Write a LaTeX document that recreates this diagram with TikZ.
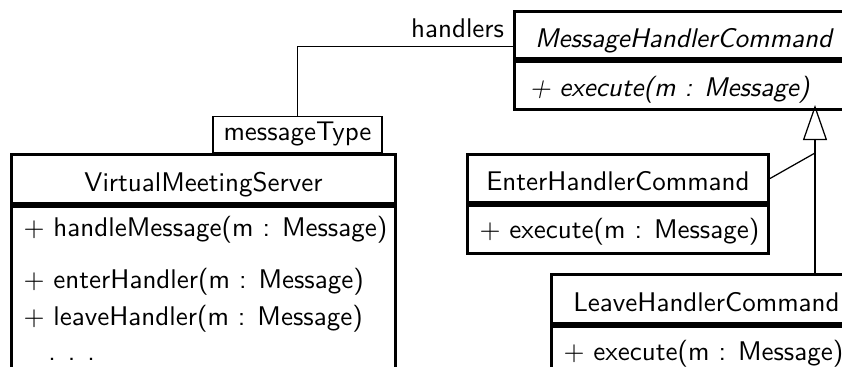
\documentclass[tikz,border=0pt]{standalone}
\usepackage{tikz}
\usetikzlibrary{arrows.meta}

\newcommand{\umlfont}{\sffamily\fontsize{10.8}{13}\selectfont}

\tikzset{
  clsname/.style={draw, very thick, inner sep=0pt, anchor=north west,
    text height=9.6pt, text depth=0pt, font=\umlfont},
  clsops/.style={draw, very thick, inner sep=0pt, anchor=north west},
  op/.style={anchor=base west, inner sep=0pt, font=\umlfont},
  qualbox/.style={draw, line width=.5pt, inner sep=0pt, font=\umlfont},
  assoc/.style={line width=.5pt},
  gen/.style={line width=.5pt, -{Triangle[open, length=14pt, width=9.6pt]}}
}

\begin{document}
\begin{tikzpicture}[x=0.4pt, y=-0.4pt]
	\useasboundingbox (0,0) rectangle (842,367);
	% server with its qualifier
	\node[clsname, minimum width=153.6pt, minimum height=19.6pt] (vms) at (10,153) {VirtualMeetingServer};
	\node[clsops, minimum width=153.6pt, minimum height=100pt] (vmsops) at (vms.south west) {};
	\node[op] (vmsop1) at ([shift={(13,31)}]vmsops.north west) {+ handleMessage(m : Message)};
	\node[op] (vmsop2) at ([shift={(13,83)}]vmsops.north west) {+ enterHandler(m : Message)};
	\node[op] (vmsop3) at ([shift={(13,120)}]vmsops.north west) {+ leaveHandler(m : Message)};
	\node[op] (vmsdots) at ([shift={(38,155)}]vmsops.north west) {. . .};
	\node[qualbox, minimum width=67.6pt, minimum height=14.4pt, anchor=south] (qual) at (297.5,153) {messageType};
	% command classes
	\node[clsname, font=\umlfont\itshape, minimum width=135.2pt, minimum height=18.8pt] (mhc) at (513,10) {MessageHandlerCommand};
	\node[clsops, minimum width=135.2pt, minimum height=19.2pt] (mhcops) at (mhc.south west) {};
	\node[op, font=\umlfont\itshape] (mhcop) at ([shift={(16,36)}]mhcops.north west) {+ execute(m : Message)};
	\node[clsname, minimum width=120.4pt, minimum height=19.2pt] (ehc) at (466,153) {EnterHandlerCommand};
	\node[clsops, minimum width=120.4pt, minimum height=19.2pt] (ehcops) at (ehc.south west) {};
	\node[op] (ehcop) at ([shift={(13,34)}]ehcops.north west) {+ execute(m : Message)};
	\node[clsname, minimum width=124pt, minimum height=19.6pt] (lhc) at (550,273) {LeaveHandlerCommand};
	\node[clsops, minimum width=124pt, minimum height=100pt] (lhcops) at (lhc.south west) {};
	\node[op] (lhcop) at ([shift={(13,35)}]lhcops.north west) {+ execute(m : Message)};
	% connectors
	\coordinate (tip) at (815,105);
	\draw[assoc] ([yshift=-4.6pt]mhc.west) node[above left, font=\umlfont] (hlabel) {handlers} -| (qual.north);
	\draw[gen] (lhc.north -| tip) -- (tip);
	\draw[assoc] (ehc.east) -- (ehc.north -| tip);
\end{tikzpicture}
\end{document}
--------------------
WORK TO BE COMPLETED ::
Skip every picture and transcribe the data above exactly.

RESPONSE ::
Write a LaTeX document that recreates this diagram with TikZ.
\documentclass[tikz,border=0pt]{standalone}
\usepackage{tikz}
\usetikzlibrary{arrows.meta}

\newcommand{\umlfont}{\sffamily\fontsize{10.8}{13}\selectfont}

\tikzset{
  clsname/.style={draw, very thick, inner sep=0pt, anchor=north west,
    text height=9.6pt, text depth=0pt, font=\umlfont},
  clsops/.style={draw, very thick, inner sep=0pt, anchor=north west},
  op/.style={anchor=base west, inner sep=0pt, font=\umlfont},
  qualbox/.style={draw, line width=.5pt, inner sep=0pt, font=\umlfont},
  assoc/.style={line width=.5pt},
  gen/.style={line width=.5pt, -{Triangle[open, length=14pt, width=9.6pt]}}
}

\begin{document}
\begin{tikzpicture}[x=0.4pt, y=-0.4pt]
	\useasboundingbox (0,0) rectangle (842,367);
	% server with its qualifier
	\node[clsname, minimum width=153.6pt, minimum height=19.6pt] (vms) at (10,153) {VirtualMeetingServer};
	\node[clsops, minimum width=153.6pt, minimum height=100pt] (vmsops) at (vms.south west) {};
	\node[op] (vmsop1) at ([shift={(13,31)}]vmsops.north west) {+ handleMessage(m : Message)};
	\node[op] (vmsop2) at ([shift={(13,83)}]vmsops.north west) {+ enterHandler(m : Message)};
	\node[op] (vmsop3) at ([shift={(13,120)}]vmsops.north west) {+ leaveHandler(m : Message)};
	\node[op] (vmsdots) at ([shift={(38,155)}]vmsops.north west) {. . .};
	\node[qualbox, minimum width=67.6pt, minimum height=14.4pt, anchor=south] (qual) at (297.5,153) {messageType};
	% command classes
	\node[clsname, font=\umlfont\itshape, minimum width=135.2pt, minimum height=18.8pt] (mhc) at (513,10) {MessageHandlerCommand};
	\node[clsops, minimum width=135.2pt, minimum height=19.2pt] (mhcops) at (mhc.south west) {};
	\node[op, font=\umlfont\itshape] (mhcop) at ([shift={(16,36)}]mhcops.north west) {+ execute(m : Message)};
	\node[clsname, minimum width=120.4pt, minimum height=19.2pt] (ehc) at (466,153) {EnterHandlerCommand};
	\node[clsops, minimum width=120.4pt, minimum height=19.2pt] (ehcops) at (ehc.south west) {};
	\node[op] (ehcop) at ([shift={(13,34)}]ehcops.north west) {+ execute(m : Message)};
	\node[clsname, minimum width=124pt, minimum height=19.6pt] (lhc) at (550,273) {LeaveHandlerCommand};
	\node[clsops, minimum width=124pt, minimum height=100pt] (lhcops) at (lhc.south west) {};
	\node[op] (lhcop) at ([shift={(13,35)}]lhcops.north west) {+ execute(m : Message)};
	% connectors
	\coordinate (tip) at (815,105);
	\draw[assoc] ([yshift=-4.6pt]mhc.west) node[above left, font=\umlfont] (hlabel) {handlers} -| (qual.north);
	\draw[gen] (lhc.north -| tip) -- (tip);
	\draw[assoc] (ehc.east) -- (ehc.north -| tip);
\end{tikzpicture}
\end{document}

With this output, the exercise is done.